*WORK REQUIRED*: Your job is to retype all of the data word for word, leaving every image out.

*RECORDS PROVIDED*:
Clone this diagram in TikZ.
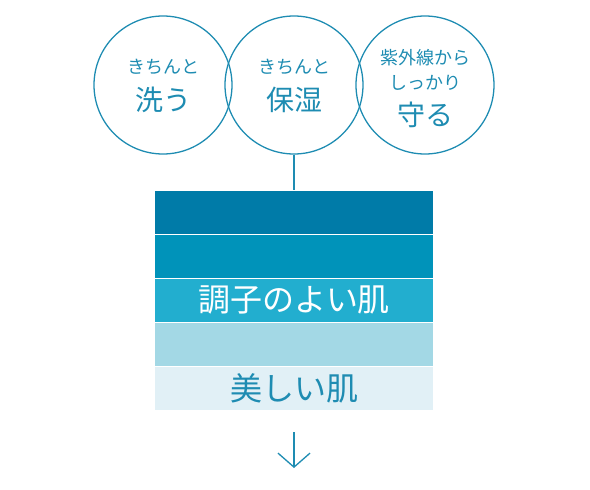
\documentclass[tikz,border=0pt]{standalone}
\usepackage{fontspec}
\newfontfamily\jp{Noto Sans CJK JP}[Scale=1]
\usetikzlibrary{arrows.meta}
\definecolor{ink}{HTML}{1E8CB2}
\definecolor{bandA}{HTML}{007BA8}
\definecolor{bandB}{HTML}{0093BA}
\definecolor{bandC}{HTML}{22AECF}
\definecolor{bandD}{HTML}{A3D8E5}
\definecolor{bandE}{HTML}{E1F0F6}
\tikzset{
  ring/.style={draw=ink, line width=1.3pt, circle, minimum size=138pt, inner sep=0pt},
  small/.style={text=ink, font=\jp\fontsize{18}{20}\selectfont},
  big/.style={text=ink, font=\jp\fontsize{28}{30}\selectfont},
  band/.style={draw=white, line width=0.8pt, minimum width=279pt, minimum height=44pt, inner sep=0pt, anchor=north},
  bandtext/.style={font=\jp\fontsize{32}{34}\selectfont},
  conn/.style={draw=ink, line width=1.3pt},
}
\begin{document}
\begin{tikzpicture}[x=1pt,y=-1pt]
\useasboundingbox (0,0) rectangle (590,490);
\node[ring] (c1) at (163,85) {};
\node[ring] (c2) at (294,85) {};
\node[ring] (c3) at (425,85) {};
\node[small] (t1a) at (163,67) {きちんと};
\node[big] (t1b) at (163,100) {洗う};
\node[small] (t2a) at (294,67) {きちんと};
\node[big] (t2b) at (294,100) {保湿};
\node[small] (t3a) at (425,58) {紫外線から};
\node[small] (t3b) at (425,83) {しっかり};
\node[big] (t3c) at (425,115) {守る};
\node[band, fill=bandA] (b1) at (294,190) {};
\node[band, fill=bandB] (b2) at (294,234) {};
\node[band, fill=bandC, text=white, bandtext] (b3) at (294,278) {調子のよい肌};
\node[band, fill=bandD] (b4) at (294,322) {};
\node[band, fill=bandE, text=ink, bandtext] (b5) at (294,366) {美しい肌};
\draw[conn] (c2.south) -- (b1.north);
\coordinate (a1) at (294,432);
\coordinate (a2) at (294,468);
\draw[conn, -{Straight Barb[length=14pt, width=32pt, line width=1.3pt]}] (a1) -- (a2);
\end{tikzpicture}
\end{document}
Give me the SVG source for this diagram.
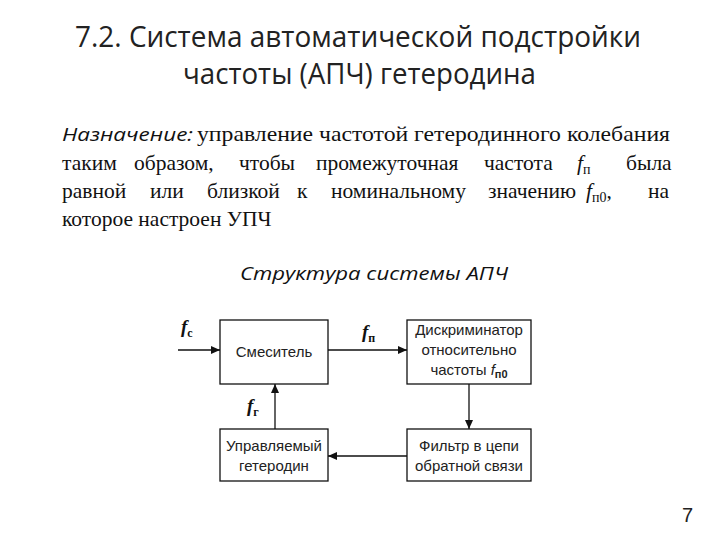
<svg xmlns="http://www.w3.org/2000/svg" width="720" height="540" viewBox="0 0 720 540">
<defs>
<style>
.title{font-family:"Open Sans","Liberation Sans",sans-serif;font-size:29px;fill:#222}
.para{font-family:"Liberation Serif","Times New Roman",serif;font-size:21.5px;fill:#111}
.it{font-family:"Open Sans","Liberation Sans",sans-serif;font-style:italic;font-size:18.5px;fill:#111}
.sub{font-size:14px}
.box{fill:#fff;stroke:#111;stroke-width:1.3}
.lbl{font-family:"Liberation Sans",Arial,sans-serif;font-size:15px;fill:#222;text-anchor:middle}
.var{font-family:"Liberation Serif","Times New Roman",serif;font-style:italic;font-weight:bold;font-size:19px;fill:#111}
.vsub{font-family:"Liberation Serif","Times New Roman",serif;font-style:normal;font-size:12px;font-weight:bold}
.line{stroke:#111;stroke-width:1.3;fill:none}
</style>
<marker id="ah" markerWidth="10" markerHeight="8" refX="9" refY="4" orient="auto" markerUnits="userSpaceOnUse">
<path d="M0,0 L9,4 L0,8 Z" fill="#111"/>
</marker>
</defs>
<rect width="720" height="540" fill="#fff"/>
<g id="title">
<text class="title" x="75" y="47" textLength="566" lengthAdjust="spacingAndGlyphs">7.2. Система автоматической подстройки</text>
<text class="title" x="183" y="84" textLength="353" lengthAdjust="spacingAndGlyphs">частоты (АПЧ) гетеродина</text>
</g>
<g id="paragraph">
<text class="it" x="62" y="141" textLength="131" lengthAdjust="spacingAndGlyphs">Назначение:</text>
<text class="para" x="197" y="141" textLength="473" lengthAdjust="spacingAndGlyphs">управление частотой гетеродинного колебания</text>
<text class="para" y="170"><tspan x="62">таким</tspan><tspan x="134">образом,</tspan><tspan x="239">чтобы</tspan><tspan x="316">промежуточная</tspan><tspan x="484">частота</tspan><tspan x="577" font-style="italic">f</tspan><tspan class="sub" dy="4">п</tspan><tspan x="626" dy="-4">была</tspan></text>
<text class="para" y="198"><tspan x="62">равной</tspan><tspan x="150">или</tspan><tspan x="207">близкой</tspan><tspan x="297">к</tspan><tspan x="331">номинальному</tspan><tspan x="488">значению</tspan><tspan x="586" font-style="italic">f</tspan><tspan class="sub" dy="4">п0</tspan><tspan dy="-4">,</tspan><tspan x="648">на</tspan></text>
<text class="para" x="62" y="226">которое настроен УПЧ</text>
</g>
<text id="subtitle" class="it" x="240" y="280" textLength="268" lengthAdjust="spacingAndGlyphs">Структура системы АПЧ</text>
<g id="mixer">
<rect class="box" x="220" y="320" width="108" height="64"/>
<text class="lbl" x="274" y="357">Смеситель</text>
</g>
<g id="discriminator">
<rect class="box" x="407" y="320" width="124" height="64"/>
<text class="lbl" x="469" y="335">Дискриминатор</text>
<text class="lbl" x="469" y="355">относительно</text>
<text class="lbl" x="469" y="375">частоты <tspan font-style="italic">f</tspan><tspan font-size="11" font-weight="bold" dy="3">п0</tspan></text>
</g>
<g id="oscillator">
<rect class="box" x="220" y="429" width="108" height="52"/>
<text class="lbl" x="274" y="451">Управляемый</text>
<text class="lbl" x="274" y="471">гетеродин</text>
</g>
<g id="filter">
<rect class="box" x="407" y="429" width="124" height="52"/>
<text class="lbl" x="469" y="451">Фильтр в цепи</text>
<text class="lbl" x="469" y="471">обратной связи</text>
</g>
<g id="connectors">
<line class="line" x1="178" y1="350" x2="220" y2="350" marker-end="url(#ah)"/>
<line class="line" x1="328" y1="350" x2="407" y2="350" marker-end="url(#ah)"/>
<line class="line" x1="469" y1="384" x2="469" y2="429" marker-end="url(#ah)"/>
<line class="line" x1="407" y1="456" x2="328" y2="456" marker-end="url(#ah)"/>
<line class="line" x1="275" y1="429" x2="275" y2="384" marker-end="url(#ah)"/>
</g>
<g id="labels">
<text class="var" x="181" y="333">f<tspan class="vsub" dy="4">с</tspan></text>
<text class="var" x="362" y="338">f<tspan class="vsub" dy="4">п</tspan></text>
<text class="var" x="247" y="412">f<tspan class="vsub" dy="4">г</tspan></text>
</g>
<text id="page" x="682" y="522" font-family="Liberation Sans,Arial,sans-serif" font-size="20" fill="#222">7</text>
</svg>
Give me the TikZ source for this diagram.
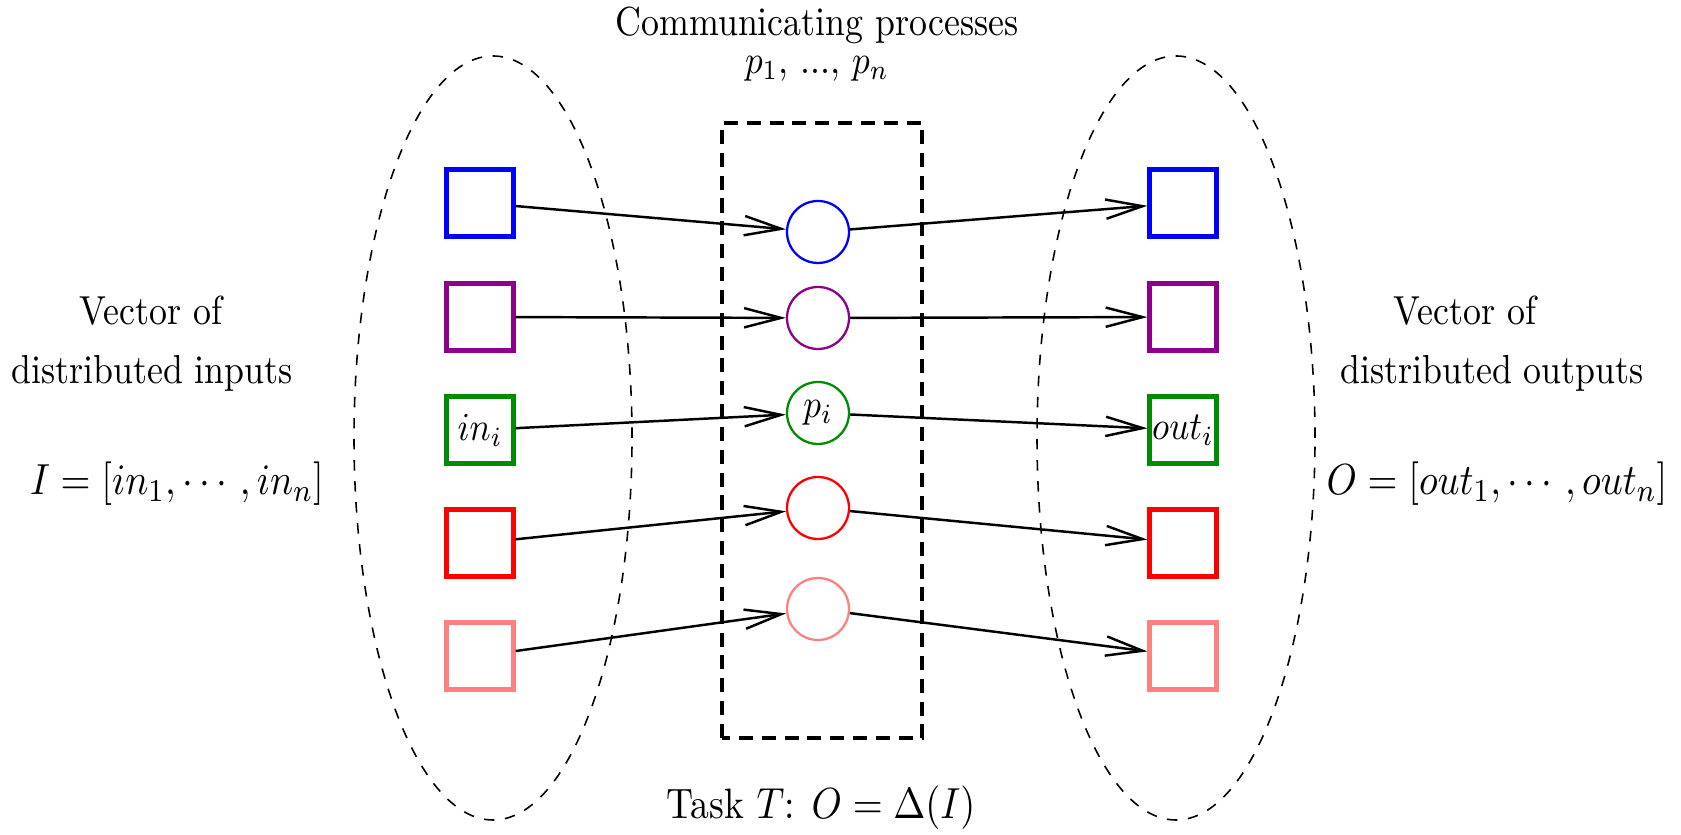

*FULL SOLUTION*:
Clone this diagram in TikZ.
\documentclass[tikz,border=0pt]{standalone}
\usepackage{fontspec}
\newfontfamily\jp{Noto Sans CJK JP}[Scale=1]
\usetikzlibrary{arrows.meta}
\definecolor{ink}{HTML}{1E8CB2}
\definecolor{bandA}{HTML}{007BA8}
\definecolor{bandB}{HTML}{0093BA}
\definecolor{bandC}{HTML}{22AECF}
\definecolor{bandD}{HTML}{A3D8E5}
\definecolor{bandE}{HTML}{E1F0F6}
\tikzset{
  ring/.style={draw=ink, line width=1.3pt, circle, minimum size=138pt, inner sep=0pt},
  small/.style={text=ink, font=\jp\fontsize{18}{20}\selectfont},
  big/.style={text=ink, font=\jp\fontsize{28}{30}\selectfont},
  band/.style={draw=white, line width=0.8pt, minimum width=279pt, minimum height=44pt, inner sep=0pt, anchor=north},
  bandtext/.style={font=\jp\fontsize{32}{34}\selectfont},
  conn/.style={draw=ink, line width=1.3pt},
}
\begin{document}
\begin{tikzpicture}[x=1pt,y=-1pt]
\useasboundingbox (0,0) rectangle (590,490);
\node[ring] (c1) at (163,85) {};
\node[ring] (c2) at (294,85) {};
\node[ring] (c3) at (425,85) {};
\node[small] (t1a) at (163,67) {きちんと};
\node[big] (t1b) at (163,100) {洗う};
\node[small] (t2a) at (294,67) {きちんと};
\node[big] (t2b) at (294,100) {保湿};
\node[small] (t3a) at (425,58) {紫外線から};
\node[small] (t3b) at (425,83) {しっかり};
\node[big] (t3c) at (425,115) {守る};
\node[band, fill=bandA] (b1) at (294,190) {};
\node[band, fill=bandB] (b2) at (294,234) {};
\node[band, fill=bandC, text=white, bandtext] (b3) at (294,278) {調子のよい肌};
\node[band, fill=bandD] (b4) at (294,322) {};
\node[band, fill=bandE, text=ink, bandtext] (b5) at (294,366) {美しい肌};
\draw[conn] (c2.south) -- (b1.north);
\coordinate (a1) at (294,432);
\coordinate (a2) at (294,468);
\draw[conn, -{Straight Barb[length=14pt, width=32pt, line width=1.3pt]}] (a1) -- (a2);
\end{tikzpicture}
\end{document}
Give me the SVG source for this diagram.
<svg xmlns="http://www.w3.org/2000/svg" width="720" height="540" viewBox="0 0 720 540">
<defs>
<style>
.title{font-family:"Open Sans","Liberation Sans",sans-serif;font-size:29px;fill:#222}
.para{font-family:"Liberation Serif","Times New Roman",serif;font-size:21.5px;fill:#111}
.it{font-family:"Open Sans","Liberation Sans",sans-serif;font-style:italic;font-size:18.5px;fill:#111}
.sub{font-size:14px}
.box{fill:#fff;stroke:#111;stroke-width:1.3}
.lbl{font-family:"Liberation Sans",Arial,sans-serif;font-size:15px;fill:#222;text-anchor:middle}
.var{font-family:"Liberation Serif","Times New Roman",serif;font-style:italic;font-weight:bold;font-size:19px;fill:#111}
.vsub{font-family:"Liberation Serif","Times New Roman",serif;font-style:normal;font-size:12px;font-weight:bold}
.line{stroke:#111;stroke-width:1.3;fill:none}
</style>
<marker id="ah" markerWidth="10" markerHeight="8" refX="9" refY="4" orient="auto" markerUnits="userSpaceOnUse">
<path d="M0,0 L9,4 L0,8 Z" fill="#111"/>
</marker>
</defs>
<rect width="720" height="540" fill="#fff"/>
<g id="title">
<text class="title" x="75" y="47" textLength="566" lengthAdjust="spacingAndGlyphs">7.2. Система автоматической подстройки</text>
<text class="title" x="183" y="84" textLength="353" lengthAdjust="spacingAndGlyphs">частоты (АПЧ) гетеродина</text>
</g>
<g id="paragraph">
<text class="it" x="62" y="141" textLength="131" lengthAdjust="spacingAndGlyphs">Назначение:</text>
<text class="para" x="197" y="141" textLength="473" lengthAdjust="spacingAndGlyphs">управление частотой гетеродинного колебания</text>
<text class="para" y="170"><tspan x="62">таким</tspan><tspan x="134">образом,</tspan><tspan x="239">чтобы</tspan><tspan x="316">промежуточная</tspan><tspan x="484">частота</tspan><tspan x="577" font-style="italic">f</tspan><tspan class="sub" dy="4">п</tspan><tspan x="626" dy="-4">была</tspan></text>
<text class="para" y="198"><tspan x="62">равной</tspan><tspan x="150">или</tspan><tspan x="207">близкой</tspan><tspan x="297">к</tspan><tspan x="331">номинальному</tspan><tspan x="488">значению</tspan><tspan x="586" font-style="italic">f</tspan><tspan class="sub" dy="4">п0</tspan><tspan dy="-4">,</tspan><tspan x="648">на</tspan></text>
<text class="para" x="62" y="226">которое настроен УПЧ</text>
</g>
<text id="subtitle" class="it" x="240" y="280" textLength="268" lengthAdjust="spacingAndGlyphs">Структура системы АПЧ</text>
<g id="mixer">
<rect class="box" x="220" y="320" width="108" height="64"/>
<text class="lbl" x="274" y="357">Смеситель</text>
</g>
<g id="discriminator">
<rect class="box" x="407" y="320" width="124" height="64"/>
<text class="lbl" x="469" y="335">Дискриминатор</text>
<text class="lbl" x="469" y="355">относительно</text>
<text class="lbl" x="469" y="375">частоты <tspan font-style="italic">f</tspan><tspan font-size="11" font-weight="bold" dy="3">п0</tspan></text>
</g>
<g id="oscillator">
<rect class="box" x="220" y="429" width="108" height="52"/>
<text class="lbl" x="274" y="451">Управляемый</text>
<text class="lbl" x="274" y="471">гетеродин</text>
</g>
<g id="filter">
<rect class="box" x="407" y="429" width="124" height="52"/>
<text class="lbl" x="469" y="451">Фильтр в цепи</text>
<text class="lbl" x="469" y="471">обратной связи</text>
</g>
<g id="connectors">
<line class="line" x1="178" y1="350" x2="220" y2="350" marker-end="url(#ah)"/>
<line class="line" x1="328" y1="350" x2="407" y2="350" marker-end="url(#ah)"/>
<line class="line" x1="469" y1="384" x2="469" y2="429" marker-end="url(#ah)"/>
<line class="line" x1="407" y1="456" x2="328" y2="456" marker-end="url(#ah)"/>
<line class="line" x1="275" y1="429" x2="275" y2="384" marker-end="url(#ah)"/>
</g>
<g id="labels">
<text class="var" x="181" y="333">f<tspan class="vsub" dy="4">с</tspan></text>
<text class="var" x="362" y="338">f<tspan class="vsub" dy="4">п</tspan></text>
<text class="var" x="247" y="412">f<tspan class="vsub" dy="4">г</tspan></text>
</g>
<text id="page" x="682" y="522" font-family="Liberation Sans,Arial,sans-serif" font-size="20" fill="#222">7</text>
</svg>
Give me the TikZ source for this diagram.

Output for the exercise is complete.